Additional Information and Where to Find It

In connection with the proposed Transactions contemplated by the business combination agreement, NavSight intends to file a registration statement on Form S-4 that includes a joint proxy statement/prospectus (the “Registration Statement/Proxy Statement”) with the SEC, which will include a preliminary proxy statement to be distributed to holders of NavSight’s common stock in connection with NavSight’s solicitation of proxies for the vote by NavSight’s stockholders with respect to the proposed Transactions and other matters as described in the Registration Statement/Proxy Statement and a prospectus relating to the offer of the securities to be issued to Spire’s stockholders in connection with the proposed Transactions. The Registration Statement/Proxy Statement will be sent to all NavSight stockholders once it has been filed and declared effective. NavSight also will file other documents regarding the proposed Transactions with the SEC.


Investors and security holders of NavSight and other interested parties are urged to read the Registration Statement/Proxy Statement, any amendments thereto and all other relevant documents filed or that will be filed with the SEC in connection with the proposed Transactions as they become available because they will contain important information about the proposed Transactions.

Investors and security holders will be able to obtain free copies of the Registration Statement/Proxy Statement and all other relevant documents filed or that will be filed with the SEC by NavSight through the website maintained by the SEC at www.sec.gov or by directing a request to: NavSight Holdings, Inc., 12020 Sunrise Valley Drive, Suite 100, Reston, VA 20191.

Participants in Solicitation

NavSight and Spire and their respective directors and officers may be deemed to be participants in the solicitation of proxies from NavSight’s stockholders in connection with the proposed Transactions.
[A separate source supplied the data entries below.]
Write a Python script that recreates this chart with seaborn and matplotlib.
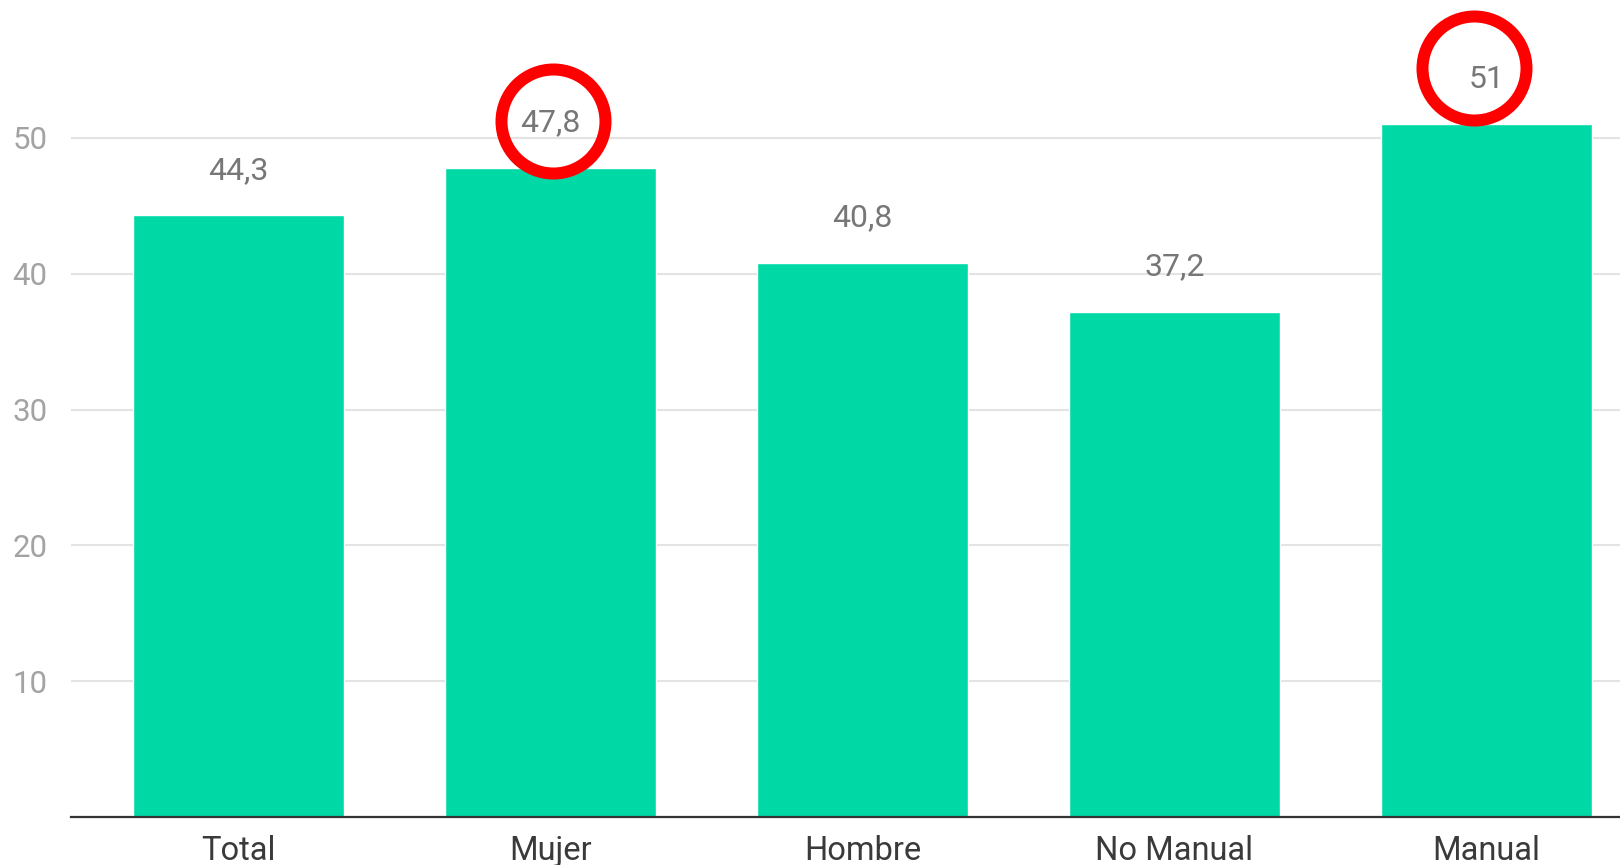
import matplotlib
matplotlib.use("Agg")
import matplotlib.pyplot as plt
import matplotlib.transforms as mtransforms
import seaborn as sns
import pandas as pd

categories = ["Total", "Mujer", "Hombre", "No Manual", "Manual"]
values = [44.3, 47.8, 40.8, 37.2, 51.0]
value_labels = ["44,3", "47,8", "40,8", "37,2", "51"]
highlighted = ["Mujer", "Manual"]
y_ticks = [10, 20, 30, 40, 50]

sns.set_theme(style="white")
plt.rcParams["font.family"] = ["Roboto", "DejaVu Sans"]

W, H, DPI = 1620, 865, 100
fig = plt.figure(figsize=(W / DPI, H / DPI), dpi=DPI)
ax = fig.add_axes([71 / W, (H - 817) / H, 1 - 71 / W, 817 / H])

df = pd.DataFrame({"cat": categories, "val": values})
sns.barplot(data=df, x="cat", y="val", color="#00D9A6", saturation=1,
            width=0.676, ax=ax, zorder=3)

ax.set_xlim(-0.537, 4.428)
ax.set_ylim(0, 60.16)
ax.set_yticks(y_ticks)
ax.set_yticklabels([str(t) for t in y_ticks])
ax.yaxis.grid(True, color="#e3e3e3", linewidth=1.5, zorder=0)
ax.set_axisbelow(True)
ax.set_xlabel("")
ax.set_ylabel("")

for s in ["top", "right", "left"]:
    ax.spines[s].set_visible(False)
ax.spines["bottom"].set_color("#333333")
ax.spines["bottom"].set_linewidth(1.6)
ax.spines["bottom"].set_zorder(5)

ax.tick_params(axis="y", length=0, pad=17, labelsize=22.5, labelcolor="#a3a3a3")
ax.tick_params(axis="x", length=0, pad=13, labelsize=23.5, labelcolor="#3a3a3a")

for i, (v, lab) in enumerate(zip(values, value_labels)):
    ax.annotate(lab, xy=(i, v), xytext=(0, 45 / DPI * 72), textcoords="offset points",
                ha="center", va="center", fontsize=23, color="#777777", zorder=6)

circle_offsets = {"Mujer": (2, 47), "Manual": (-12, 56)}
for cat in highlighted:
    i = categories.index(cat)
    dx, dy = circle_offsets[cat]
    tr = mtransforms.offset_copy(ax.transData, fig=fig, x=dx, y=dy, units="dots")
    ax.plot([i], [values[i]], marker="o", markersize=104 / DPI * 72,
            markerfacecolor="none", markeredgecolor="#ff0000",
            markeredgewidth=12 / DPI * 72, transform=tr, clip_on=False, zorder=7)

fig.savefig("out.png", dpi=DPI)
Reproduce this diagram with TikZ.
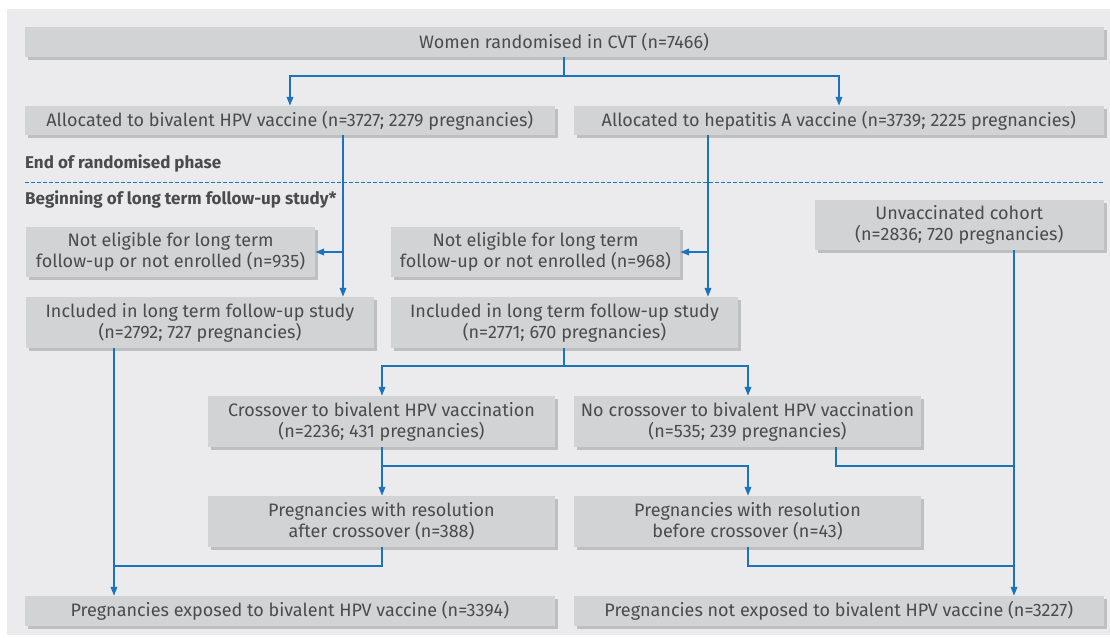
\documentclass[tikz,border=0pt]{standalone}
\usepackage{fontspec}
\setmainfont{Fira Sans}
\usetikzlibrary{arrows.meta,shadows}
\definecolor{panelbg}{HTML}{EBEBED}
\definecolor{boxfill}{HTML}{D2D3D5}
\definecolor{boxshadow}{HTML}{BEBFC1}
\definecolor{flowblue}{HTML}{1B72BD}
\definecolor{txt}{HTML}{4A4B4D}
\tikzset{
  fbox/.style={fill=boxfill, draw=none, inner sep=0pt, align=center, text=txt,
    font=\fontsize{18}{21}\selectfont,
    drop shadow={shadow xshift=3pt, shadow yshift=-3pt, fill=boxshadow, opacity=1}},
  conn/.style={draw=flowblue, line width=1.9pt},
  arr/.style={conn, -{Triangle[length=9pt,width=6.5pt]}},
  hdr/.style={anchor=west, inner sep=0pt, text=txt, font=\fontsize{17}{20}\selectfont\bfseries}
}
\begin{document}
\begin{tikzpicture}[x=1pt,y=-1pt]
\useasboundingbox (0,0) rectangle (1110,637);
\fill[white] (0,0) rectangle (1110,637);
\fill[panelbg] (7,9) rectangle (1110,635);

\node[fbox, minimum width=1079pt, minimum height=30pt] (women) at (564.1,42) {Women randomised in CVT (n=7466)};
\node[fbox, minimum width=530.4pt, minimum height=29pt] (alloc1) at (289.8,120.5) {Allocated to bivalent HPV vaccine (n=3727; 2279 pregnancies)};
\node[fbox, minimum width=529.6pt, minimum height=29pt] (alloc2) at (838.8,120.5) {Allocated to hepatitis A vaccine (n=3739; 2225 pregnancies)};

\node[hdr] (endr) at (25,163) {End of randomised phase};
\node[hdr] (begin) at (25,199) {Beginning of long term follow-up study*};
\coordinate (dl) at (25,182);
\coordinate (dr) at (1104,182);
\draw[flowblue, line width=0.8pt, dash pattern=on 3.5pt off 2.5pt] (dl) -- (dr);

\node[fbox, minimum width=289pt, minimum height=50pt] (ne1) at (170.5,252) {Not eligible for long term\\follow-up or not enrolled (n=935)};
\node[fbox, minimum width=348pt, minimum height=51pt] (inc1) at (200,322.5) {Included in long term follow-up study\\(n=2792; 727 pregnancies)};
\node[fbox, minimum width=289pt, minimum height=50pt] (ne2) at (535.5,252) {Not eligible for long term\\follow-up or not enrolled (n=968)};
\node[fbox, minimum width=347pt, minimum height=51pt] (inc2) at (564.5,322.5) {Included in long term follow-up study\\(n=2771; 670 pregnancies)};
\node[fbox, minimum width=289pt, minimum height=50pt] (unvac) at (959.3,225) {Unvaccinated cohort\\(n=2836; 720 pregnancies)};

\node[fbox, minimum width=347pt, minimum height=51pt] (cross) at (381.5,421.5) {Crossover to bivalent HPV vaccination\\(n=2236; 431 pregnancies)};
\node[fbox, minimum width=347pt, minimum height=51pt] (nocross) at (747.5,421.5) {No crossover to bivalent HPV vaccination\\(n=535; 239 pregnancies)};
\node[fbox, minimum width=347pt, minimum height=51pt] (after) at (381.5,521.5) {Pregnancies with resolution\\after crossover (n=388)};
\node[fbox, minimum width=347pt, minimum height=51pt] (before) at (747.5,521.5) {Pregnancies with resolution\\before crossover (n=43)};

\node[fbox, minimum width=530.4pt, minimum height=30pt] (exp) at (289.8,611) {Pregnancies exposed to bivalent HPV vaccine (n=3394)};
\node[fbox, minimum width=529.6pt, minimum height=30pt] (notexp) at (838.8,611) {Pregnancies not exposed to bivalent HPV vaccine (n=3227)};

% junction coordinates
\coordinate (j0) at (564,76);
\coordinate (j0l) at (290,76);
\coordinate (j0r) at (839,76);
\coordinate (c1) at (343,252);
\coordinate (c2) at (708,252);
\coordinate (j2) at (564,366);
\coordinate (j2l) at (382,366);
\coordinate (j2r) at (748,366);
\coordinate (j3) at (382,466);
\coordinate (j3r) at (748,466);
\coordinate (j4) at (836,466);
\coordinate (m1) at (1014,466);
\coordinate (j5) at (382,566);
\coordinate (j5l) at (114,566);
\coordinate (j6) at (748,566);
\coordinate (m2) at (1014,566);

\draw[conn] (women.south -| j0) -- (j0);
\draw[arr] (j0) -- (j0l) -- (alloc1.north -| j0l);
\draw[arr] (j0) -- (j0r) -- (alloc2.north -| j0r);

\draw[arr] (alloc1.south -| c1) -- (inc1.north -| c1);
\draw[arr] (c1) -- (ne1.east |- c1);
\draw[arr] (alloc2.south -| c2) -- (inc2.north -| c2);
\draw[arr] (c2) -- (ne2.east |- c2);

\draw[conn] (inc2.south -| j2) -- (j2);
\draw[arr] (j2) -- (j2l) -- (cross.north -| j2l);
\draw[arr] (j2) -- (j2r) -- (nocross.north -| j2r);

\draw[conn] (cross.south -| j3) -- (j3);
\draw[arr] (j3) -- (j3r) -- (before.north -| j3r);
\draw[arr] (j3) -- (after.north -| j3);

\draw[conn] (nocross.south -| j4) -- (j4) -- (m1);
\draw[conn] (before.south -| j6) -- (j6) -- (m2);
\draw[arr] (unvac.south -| m1) -- (notexp.north -| m1);

\draw[conn] (after.south -| j5) -- (j5) -- (j5l);
\draw[arr] (inc1.south -| j5l) -- (exp.north -| j5l);
\end{tikzpicture}
\end{document}
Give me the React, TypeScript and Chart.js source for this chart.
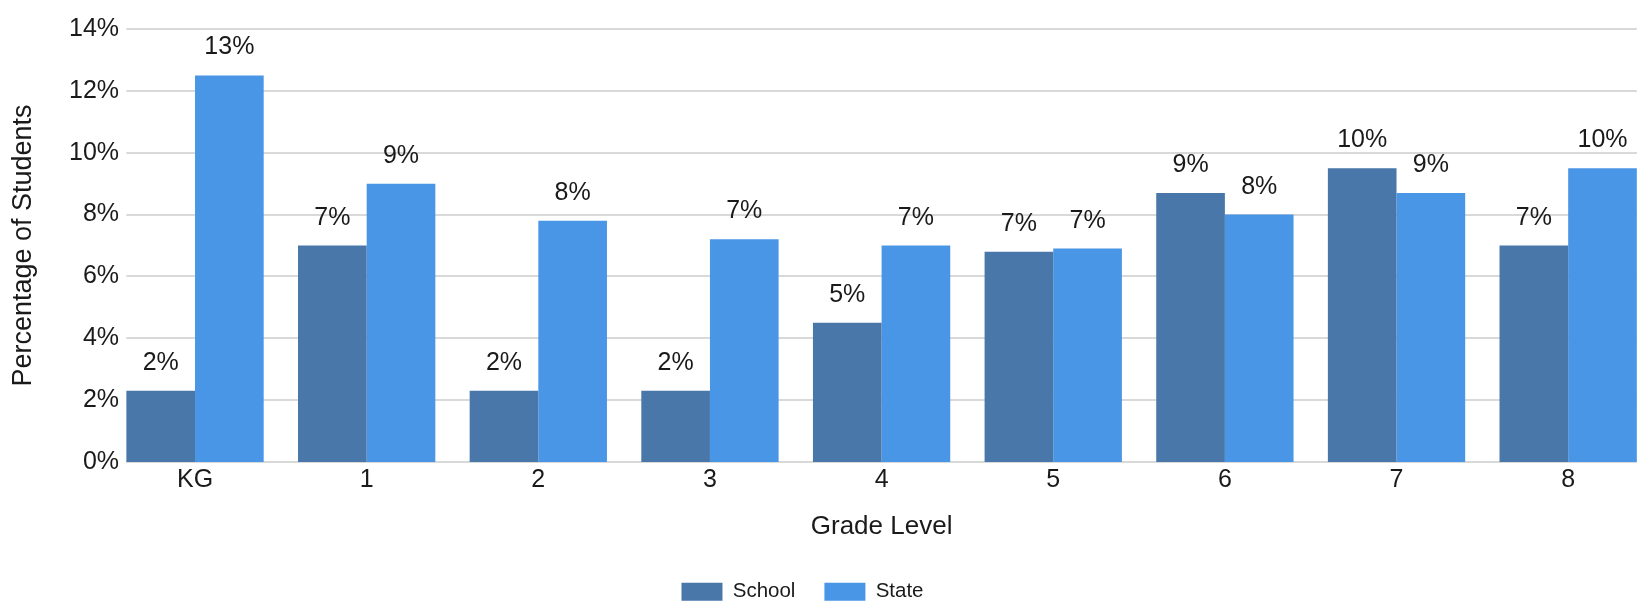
import React, { useEffect, useRef } from 'react';
import { Chart, registerables } from 'chart.js';

Chart.register(...registerables);

const categories = ['KG', '1', '2', '3', '4', '5', '6', '7', '8'];
const schoolValues = [2.3, 7.0, 2.3, 2.3, 4.5, 6.8, 8.7, 9.5, 7.0];
const stateValues = [12.5, 9.0, 7.8, 7.2, 7.0, 6.9, 8.0, 8.7, 9.5];
const seriesNames = ['School', 'State'];
const seriesColors = ['#4a77aa', '#4a96e6'];
const yMin = 0;
const yMax = 14;
const yStep = 2;

const FONT = "'Liberation Sans', Arial, sans-serif";
const TEXT = '#1a1a1a';

const gridPlugin = {
  id: 'barSpanGrid',
  beforeDatasetsDraw(chart: any) {
    const y = chart.scales.y;
    const ctx = chart.ctx;
    const firstMeta = chart.getDatasetMeta(0);
    const lastMeta = chart.getDatasetMeta(chart.data.datasets.length - 1);
    const first = firstMeta.data[0];
    const last = lastMeta.data[lastMeta.data.length - 1];
    if (!first || !last) return;
    const x0 = first.x - first.width / 2;
    const x1 = last.x + last.width / 2;
    ctx.save();
    ctx.strokeStyle = '#d9d9d9';
    ctx.lineWidth = 2;
    y.ticks.forEach((t: any) => {
      const py = Math.round(y.getPixelForValue(t.value));
      ctx.beginPath();
      ctx.moveTo(x0, py);
      ctx.lineTo(x1, py);
      ctx.stroke();
    });
    ctx.restore();
  },
};

const labelPlugin = {
  id: 'barValueLabels',
  afterDatasetsDraw(chart: any) {
    const ctx = chart.ctx;
    ctx.save();
    ctx.font = `25px ${FONT}`;
    ctx.fillStyle = TEXT;
    ctx.textAlign = 'center';
    ctx.textBaseline = 'alphabetic';
    chart.data.datasets.forEach((ds: any, di: number) => {
      const meta = chart.getDatasetMeta(di);
      meta.data.forEach((el: any, i: number) => {
        const v = ds.data[i];
        ctx.fillText(`${Math.round(v)}%`, el.x, el.y - 21);
      });
    });
    ctx.restore();
  },
};

export default function App() {
  const ref = useRef<HTMLCanvasElement | null>(null);

  useEffect(() => {
    if (!ref.current) return;
    const chart = new Chart(ref.current, {
      type: 'bar',
      data: {
        labels: categories,
        datasets: [
          {
            label: seriesNames[0],
            data: schoolValues,
            backgroundColor: seriesColors[0],
            borderWidth: 0,
            categoryPercentage: 0.8,
            barPercentage: 1.0,
          },
          {
            label: seriesNames[1],
            data: stateValues,
            backgroundColor: seriesColors[1],
            borderWidth: 0,
            categoryPercentage: 0.8,
            barPercentage: 1.0,
          },
        ],
      },
      options: {
        responsive: false,
        animation: false,
        devicePixelRatio: 1,
        layout: { padding: { top: 29, left: 0, right: 0, bottom: 0 } },
        plugins: {
          legend: {
            position: 'bottom',
            align: 'center',
            labels: {
              boxWidth: 41,
              boxHeight: 18,
              padding: 29,
              color: TEXT,
              font: { family: FONT, size: 20.5 },
            },
          },
          tooltip: { enabled: false },
        },
        scales: {
          x: {
            type: 'category',
            offset: true,
            grid: { display: false, drawTicks: false },
            border: { display: false },
            ticks: {
              color: TEXT,
              font: { family: FONT, size: 25 },
              padding: 3,
              maxRotation: 0,
              autoSkip: false,
            },
            title: {
              display: true,
              text: 'Grade Level',
              color: TEXT,
              font: { family: FONT, size: 26 },
              padding: { top: 0, bottom: 10 },
            },
            afterFit: (scale: any) => {
              scale.height = 90.5;
            },
          },
          y: {
            min: yMin,
            max: yMax,
            grid: { display: false, drawTicks: false },
            border: { display: false },
            ticks: {
              stepSize: yStep,
              color: TEXT,
              font: { family: FONT, size: 25 },
              mirror: true,
              crossAlign: 'far',
              padding: -40.2,
              callback: (v: any) => `${v}%`,
            },
            title: {
              display: true,
              text: 'Percentage of Students',
              color: TEXT,
              font: { family: FONT, size: 27 },
              padding: { top: 56, bottom: 0 },
            },
            afterFit: (scale: any) => {
              scale.width = 158.2;
            },
          },
        },
      },
      plugins: [gridPlugin, labelPlugin],
    });
    return () => chart.destroy();
  }, []);

  return (
    <div
      style={{
        position: 'fixed',
        left: 0,
        top: 0,
        width: 1637,
        height: 605,
        overflow: 'hidden',
        background: '#ffffff',
      }}
    >
      <canvas
        ref={ref}
        width={1703}
        height={612}
        style={{ position: 'absolute', left: -49, top: 0, display: 'block' }}
      />
    </div>
  );
}
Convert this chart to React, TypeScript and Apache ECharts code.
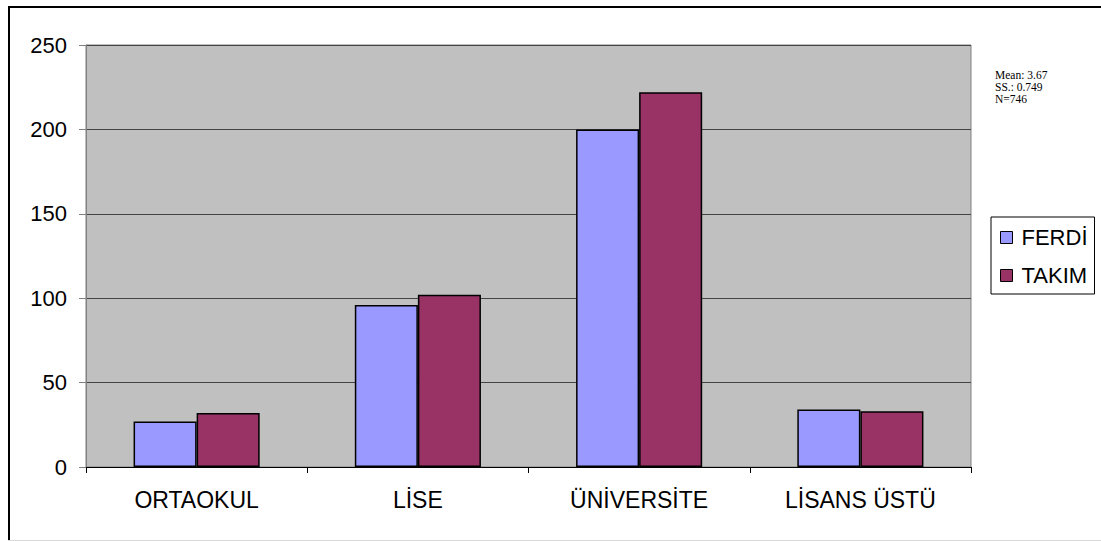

Information about NavSight’s directors and executive officers and their ownership of NavSight’s securities is set forth in NavSight’s filings with the SEC. Additional information regarding the interests of those persons and other persons who may be deemed participants in the proposed Transactions may be obtained by reading the Registration Statement/Proxy Statement and other relevant materials to be filed with the SEC regarding the proposed Transactions when they become available. You may obtain free copies of these documents as described in the preceding paragraph.

No Offer or Solicitation

This document shall not constitute an offer to sell or the solicitation of an offer to buy any securities, nor shall there be any sale of securities in any jurisdiction in which such offer, solicitation or sale would be unlawful prior to registration or qualification under the securities laws of any such jurisdiction. No offering of securities shall be made except by means of a prospectus meeting the requirements of Section 10 of the Securities Act of 1933, as amended.